I couldn’t have described the plants action on the female reproductive tract any better myself so I didn’t even try. You may have noticed that Dr.King went beyond saying that black haw would take care of cramps, but went onto say that it was indeed a uterine tonic. The Eclectics noticed that women formerly with chronic gynecological complaints had few too none after using black haw for a period of time. The conclusion from the doctors that knew it best was that it would take care of menstrual discomfort in the short term but also improve the general reproductive health in the long term. Though it was used during pregnancy in the days of the Ecletics the current thought its better to avoid all drugs during pregnancy.

Chemically black haw contains a number of chemicals proved to work as uterine anti-spasmodics or relaxants.
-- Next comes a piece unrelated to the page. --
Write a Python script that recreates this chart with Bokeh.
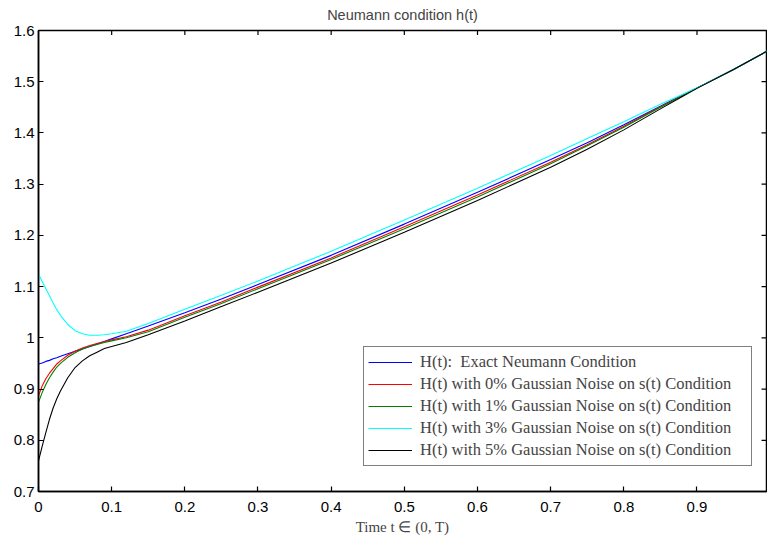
from bokeh.plotting import figure
from bokeh.models import Range1d, Legend, LegendItem, FixedTicker
from bokeh.embed import file_html
from bokeh.resources import INLINE

t = [0, 0.005, 0.01, 0.015, 0.02, 0.025, 0.03, 0.04, 0.05, 0.06, 0.07, 0.08, 0.09, 0.1,
     0.12, 0.15, 0.2, 0.25, 0.3, 0.4, 0.5, 0.6, 0.7, 0.75, 0.8, 0.85, 0.88, 0.9, 0.95, 0.996]

h_exact = [0.949, 0.951, 0.954, 0.956, 0.959, 0.961, 0.964, 0.969, 0.974, 0.978, 0.983, 0.988, 0.993, 0.998,
           1.008, 1.023, 1.049, 1.076, 1.104, 1.161, 1.222, 1.284, 1.348, 1.381, 1.416, 1.452, 1.474, 1.488, 1.524, 1.560]
h_noise0 = [0.887, 0.906, 0.920, 0.931, 0.940, 0.949, 0.955, 0.966, 0.974, 0.980, 0.985, 0.989, 0.993, 0.996,
            1.002, 1.015, 1.043, 1.070, 1.099, 1.156, 1.217, 1.279, 1.343, 1.377, 1.413, 1.451, 1.473, 1.488, 1.524, 1.560]
h_noise1 = [0.874, 0.893, 0.909, 0.922, 0.933, 0.943, 0.950, 0.962, 0.971, 0.978, 0.983, 0.987, 0.991, 0.994,
            1.000, 1.012, 1.040, 1.067, 1.096, 1.153, 1.213, 1.275, 1.340, 1.375, 1.411, 1.450, 1.472, 1.488, 1.524, 1.560]
h_noise3 = [1.124, 1.110, 1.096, 1.082, 1.068, 1.055, 1.044, 1.026, 1.014, 1.008, 1.005, 1.005, 1.006, 1.008,
            1.013, 1.028, 1.056, 1.083, 1.111, 1.169, 1.230, 1.292, 1.356, 1.389, 1.422, 1.456, 1.475, 1.488, 1.524, 1.560]
h_noise5 = [0.760, 0.788, 0.815, 0.841, 0.863, 0.881, 0.896, 0.922, 0.942, 0.955, 0.965, 0.972, 0.979, 0.983,
            0.991, 1.006, 1.033, 1.061, 1.089, 1.146, 1.206, 1.268, 1.333, 1.368, 1.406, 1.447, 1.471, 1.487, 1.524, 1.560]

labels = [
    "H(t):  Exact Neumann Condition",
    "H(t) with 0% Gaussian Noise on s(t) Condition",
    "H(t) with 1% Gaussian Noise on s(t) Condition",
    "H(t) with 3% Gaussian Noise on s(t) Condition",
    "H(t) with 5% Gaussian Noise on s(t) Condition",
]
colors = ["#0000ff", "#ff0000", "#008000", "#00ffff", "#000000"]
series = [h_exact, h_noise0, h_noise1, h_noise3, h_noise5]

x_ticks = [0, 0.1, 0.2, 0.3, 0.4, 0.5, 0.6, 0.7, 0.8, 0.9]
y_ticks = [0.7, 0.8, 0.9, 1.0, 1.1, 1.2, 1.3, 1.4, 1.5, 1.6]
x_min, x_max = 0, 0.995
y_min, y_max = 0.7, 1.6

p = figure(width=767, height=540, output_backend="svg", toolbar_location=None,
           x_range=Range1d(x_min, x_max), y_range=Range1d(y_min, y_max),
           min_border_left=38, min_border_right=1, min_border_top=30, min_border_bottom=49)

p.title.text = "Neumann condition h(t)"
p.title.align = "center"
p.title.vertical_align = "top"
p.title.text_font = "Liberation Sans"
p.title.text_font_size = "14.5px"
p.title.text_font_style = "normal"
p.title.standoff = 12
p.title.offset = 0

p.grid.visible = False
p.background_fill_color = "white"
p.border_fill_color = "white"
p.outline_line_color = "black"
p.outline_line_width = 1.5

p.xaxis.ticker = FixedTicker(ticks=x_ticks)
p.yaxis.ticker = FixedTicker(ticks=y_ticks)
p.xaxis.major_label_overrides = {0: "0"}
p.yaxis.major_label_overrides = {1.0: "1"}
for ax in (p.xaxis[0], p.yaxis[0]):
    ax.major_tick_in = 5
    ax.major_tick_out = 0
    ax.major_tick_line_width = 1.2
    ax.minor_tick_in = 0
    ax.minor_tick_out = 0
    ax.axis_line_width = 1.5
    ax.major_label_text_font = "Liberation Sans"
    ax.major_label_text_font_size = "15px"
    ax.major_label_text_color = "black"
p.xaxis.major_label_standoff = 10
p.yaxis.major_label_standoff = 4
p.xaxis.axis_label = "Time t \u2208 (0, T)"
p.xaxis.axis_label_text_font = "Liberation Serif"
p.xaxis.axis_label_text_font_style = "normal"
p.xaxis.axis_label_text_font_size = "15px"
p.xaxis.axis_label_standoff = 4

items = []
for lab, col, ys in zip(labels, colors, series):
    r = p.line(t, ys, line_color=col, line_width=1.1)
    items.append(LegendItem(label=lab, renderers=[r]))

# inward tick marks on the top and right edges of the box
p.segment(x0=x_ticks[1:], y0=[y_max] * (len(x_ticks) - 1),
          x1=x_ticks[1:], y1=[y_max - 0.009] * (len(x_ticks) - 1),
          line_color="black", line_width=1.2)
p.segment(x0=[x_max] * (len(y_ticks) - 2), y0=y_ticks[1:-1],
          x1=[x_max - 0.0068] * (len(y_ticks) - 2), y1=y_ticks[1:-1],
          line_color="black", line_width=1.2)

legend = Legend(items=items, location=(325, 25))
legend.label_text_font = "Liberation Serif"
legend.label_text_font_size = "16.5px"
legend.glyph_width = 44
legend.glyph_height = 22
legend.label_height = 22
legend.label_width = 327
legend.label_standoff = 8
legend.spacing = 0
legend.padding = 4
legend.margin = 0
legend.border_line_color = "black"
legend.border_line_width = 1.2
legend.background_fill_alpha = 1.0
p.add_layout(legend, "center")

open("out.html", "w").write(file_html(p, INLINE))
Namely scopoletin(7-hydroxy-6-me thoxy-coumarin) contained in the plant is said to be the leader of the pack when it comes to relieving pain associated with menstruation. Additionally the plant contains malic, citric, oxalic, and valeric acid, tannins, bitter resins, 1-methyl-2,3-dibutyl hemimellitate, acids, tannins, and volatile oils. The plants ability to kill cramps as well as its non-toxic nature has been well established and you can use it with the utmost confidence. Even the American FDA says its safe enough to be put in commercially produced food which oddly enough it is.
The ecletics suggested using cramp bark whenever cramps struck and modern herbalists suggest the same.

Getting your supply:
1. Buy the dried bark from a health food store.
2. Collect the bark from the wild with the help of a field guide. Black haw grows over much of the United States and can be easily collected from woodland locations. If you have a friend that is big into woodsy things ask him or her to help you locate some black haw and bring your shovel and saw. The root bark is also used so you might as well take that while you are there.
3. Plant yourself a few black Haw bushes. If you are interested in adding a few smallish trees to your landscape, why not add some that can be used to make your cramps vanish? The plant is reasonable available from garden centers, if you cant find it at your local stores, consult one of the mail order gardening books that list mail order suppliers of native plants. Once you have located a grower and have the plant in your hot little hands they can be planted just like any other tree. Try to select a sunny location and as with all trees and shrubs go heavy on the water for the first couple of years! As soon as the plant has produced branches big enough to cut off you will have your own cramp medicine in the back yard. The bark is stripped off the wood and dried in the sun, packed into a brown paper bag and that’s it!

Disclaimer: The author makes no guarantees as to the the curative effect of any herb or tonic on this website, and no visitor should attempt to use any of the information herein provided as treatment for any illness, weakness, or disease without first consulting a physician or health care provider. Pregnant women should always consult first with a health care professional before taking any treatment.